MILAN - Inter's scouts first noticed Marco Andreolli when he was playing for the Padova academy. The central defender, already a regular in the Italian U17 team, joined Inter on loan from the Veneto club in July 2003 and after impressing at Interello stayed on in a co-ownership deal before sealing a permanent move to Milan. And now, after first-team appearances in the league, cup and the Champions League for Roberto Mancini's Nerazzurri, Andreolli's career took another jump forward last night when he made his debut for Italy's Under21 national team in a friendly match against Croatia in Grosseto.

Andreolli's first words of thanks were for the club and Roberto Mancini. "He has taught me so much, both tactically and technically", he said. "I will always thank Inter and Mancini. The club has followed me since I was very young; they bought me from Padova and showed their belief in me, giving me the chance to express my talents in what is an ideal environment for a young player.

"Besides helping me a lot in training, Mancini has also given me the chance to experience incredible emotions by handing me my first-team debut. And I'm not forgetting all the coaches I have had in the academy teams, either. Also, and I realise that I still haven't done anything and that I am still at the start of an adventure that could be very important for me, I have to thank all those champions who I train with every day, who I have 'stolen' everything I can from, and who have always given me encouragement to help me mature."

A polite boy, but with great character on the pitch, Andreolli played a key role in Daniele Bernazzani's Inter Primavera side last season, scoring the winning goal from a header in the Coppa Italia final victory over local rivals AC Milan. "I was very happy that day.

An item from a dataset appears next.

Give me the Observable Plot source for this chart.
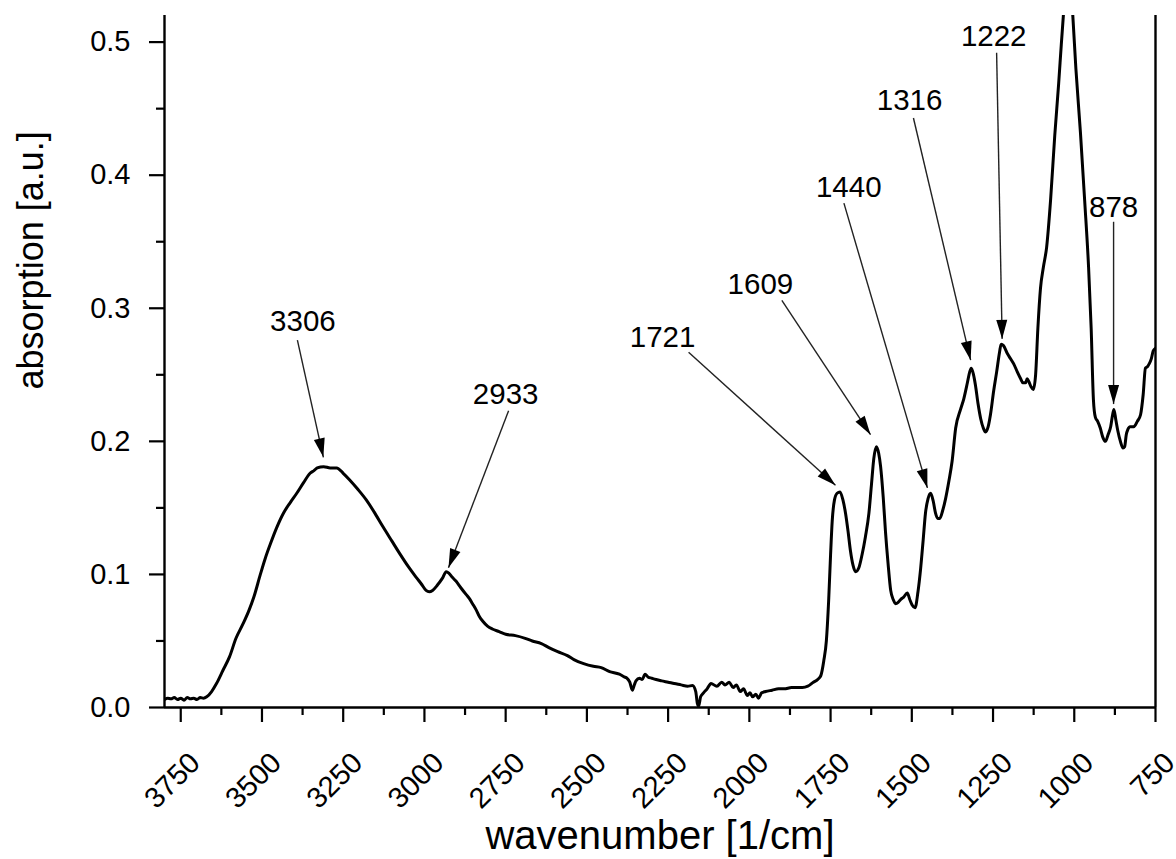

The goal wasn't just mine, it belonged to all my colleagues," he said.

From the Padova academy to success with Inter Primavera, his first-team debut and now the Italian Under21 national team, Andreolli has his eyes on the sky but knows the learning process must continue: "I realise I still haven't achieved anything. There is a long way to go and I am still at the beginning. Despite all the compliments it is important for me to keep my feet on the ground and work with the same desire and humility that have brought me this far. For a boy like me there is still a lot to learn. I am lucky enough to train with great players every day and they show how important it is to work hard and seriously to get to their level. And this is my main goal: to do my best to improve as a man and as a player." For a player who displays a maturity way beyond his years, Andreolli can look forward to a bright future.